第六話 コロナで解った事

   
   

やっとコロナが収まってきて、様々なスポーツやコンサート等、人を集める事ができるようになりました。しかし、この3年間で解った事は、人には遊びという癒しが欠かせないという事です。もちろん、遊びの前に生きる事が重要ですが、そこにいろいろ制限が加えられてきた時、遊び無しでは精神が病んでくる。

通常では遊びは二の次にカウントされがちですが、遊びは生きていくうえで重要な要素である。あるオーナーは滅多に乗れないけど、持っているという事実だけでも心に少しでもゆとりを感じさせてくれると言った。いつかは、その気になれば、或いはいつでも、セーリングして楽しむ事ができると。もし、その時が来たら、どんなに癒されるか、感動さえするかもしれない。
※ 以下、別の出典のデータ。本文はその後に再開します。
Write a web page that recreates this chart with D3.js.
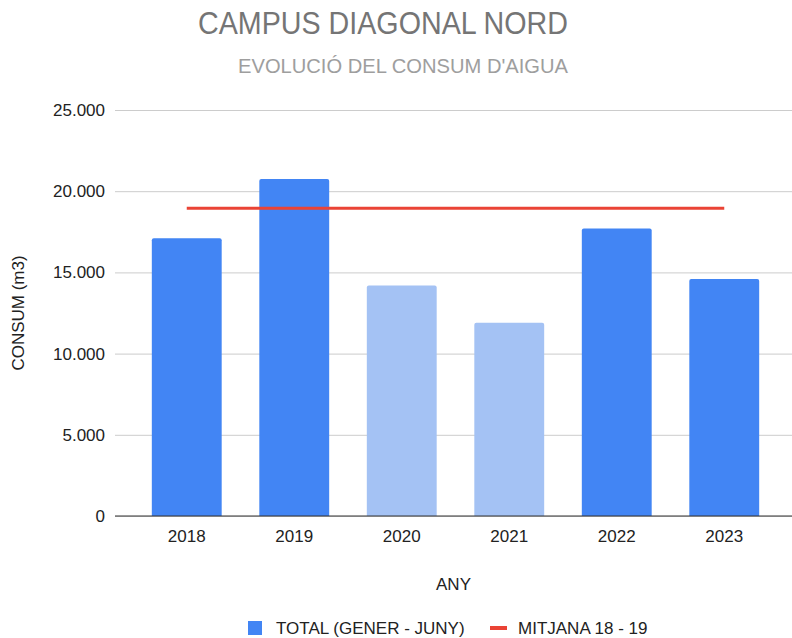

制限があると、その中でできる制限された自由は充実したものになるのかもしれません。ところが、本当に自由になった時、普通のセーリングではたいした感動も無いのかもしれない。そこを何とかする為には、例えば、探求する姿勢がいくらかは解決してくれるのではなかろうか?

セーリングは誰でも簡単にできるが、のんびりも良いが、たまにはセーリングの様々な要素を細かく分類して、自分のヨットがどういう走り方ができるのかを探求する。上りの角度やスピード、波がある時、風の強さによる違い等々、これらをテーマに置く時少なからず集中して緊張感が高まります。そして、その後の緩和がもたらされる。風や波は制限を加えます。その制限があるからこそ、そこを狙った時にこそ、制限ある自由が面白さをもたらす。

非常時は小さな遊びでも良いかもしれないが、普段ではそれがたいした事では無くなり、よって普段は制限を求め、意識する事で、もっと先の面白さが得られるのかもしれません。レース好きはレースの中にある制限をかいくぐっていく処に気持ち良さを見出すのかもしれません。

旅にしても同じで、行った事が無い場所、より遠くを目指すというのは、あるであろう制限に対する冒険です。それはある種の緊張感を伴い、だからこそ到着時の緩和が心地良い。

コロナ後、ただ遊びが戻ってきただけでは無く、遊びに対する見方が少し違ってきはしないか?全く、前と同じに戻るという事は無いかもしれません。コロナという制限が、次のステップに我々を押してくれるかもしれません。そうなると、いかにヨットを楽しむか? それが今後のヨットのバリエーション深化させてくれないだろうか?乗り方、使い方、ヨットのコンセプトの違い、外洋、近場、いろいろあって、どれが最も自分に合っているか? これは考えるのでは無く、感じるものだろうと思います。